Peggy intends to perform for Don until she gets his job: “I’d like to be the first woman creative director at this agency.” Peggy is both motivated and competent, which is all the more reason why Don was right to focus her feedback session on the future rather than the past. Employees who are highly motivated–especially those who are motivated by the intellectual challenge or personal meaning of their jobs, and not just the paycheck–strongly prefer feedback that focuses on future goals and what they need to do to achieve them. If Don were a good manager, he would structure Peggy’s performance review in accordance with her goals. What stands between today’s copy chief Peggy Olson and tomorrow’s creative director Peggy Olson (besides Don finally falling off that balcony once and for all, which might be the kindest fate for all concerned at this point)?
For last week’s episode, “Time & Life,” I wrote about rumor control in the workplace:
Gossip fundamentally has to do with trust. Figuring out if a person is trustworthy requires multiple observations over time, and a certain degree of interpersonal risk. How much easier when we can rely not only on our own personal experiences, but on stories and evaluations passed on by others–i.e., gossip. And how much more motivated we are to behave well when we know that others hear stories about our behavior! Hence, gossip is frequently studied as a positive force, one that weeds out bad apples and rewards good behavior. As the title of a recent paper in “Psychological Science” puts it, with admirable punch and clarity: “Gossip and Ostracism Promote Cooperation in Groups.”
Situational uncertainty exacerbates gossip, and can magnify intragroup alliances and conflicts. Shirley and Dawn, the only African-Americans, have managed to create good working relationships in SC&P–but will their double-outsider status as black women and as former SC&P employees doom them at McCann-Erikson? Pete, reminded by a conveniently placed child of his bond with Peggy, breaks protocol to give her a heads-up about the takeover, news that Peggy shares with her creative colleague and friend Stan.

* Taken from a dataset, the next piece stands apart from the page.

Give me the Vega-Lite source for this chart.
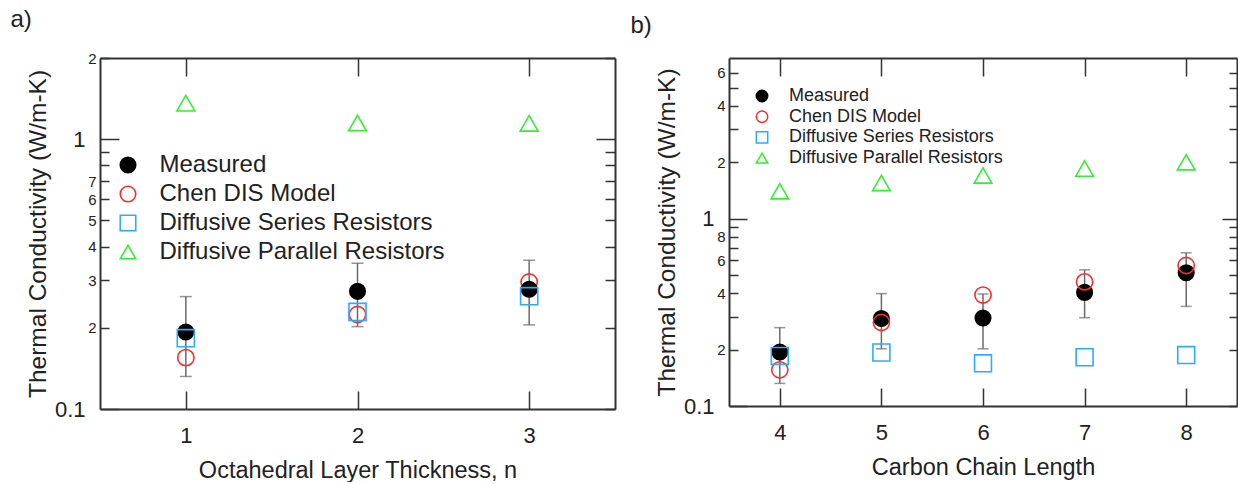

Finally, I did another piece for DAME, this one on the paired characters of Stan Rizzo and Megan Calvet Draper, who like Joan and Ken
… had no particular relationship to each other, but their personalities and story arcs called to each other frequently, in more ways than their peacock attire. They were the most creative of the creatives at Sterling Cooper, the only ones who did independent art projects outside of the agency. Their personalities were similar as well: Playful and sharp-tongued, Stan and Megan are less politic and more emotionally expressive than the rest of the SC&P crew. In season 6, their stories converged in a way the characters themselves never discovered. The original plan to open an SC&P satellite in L.A. was Stan’s idea, not Don’s or Ted’s: Still in mourning for his cousin, Stan sees the potential of a fresh start and pitches Don to let him head up the California office. Don, who never saw an escape hatch he didn’t like, promptly steals the idea, uses Stan’s own language to persuade Megan to make the move (“build one desk into an agency … we’d be homesteaders”), and then changes his mind and gives the office to Ted after Megan has already quit her job. Megan was sold Stan’s dream and she doesn’t even know it.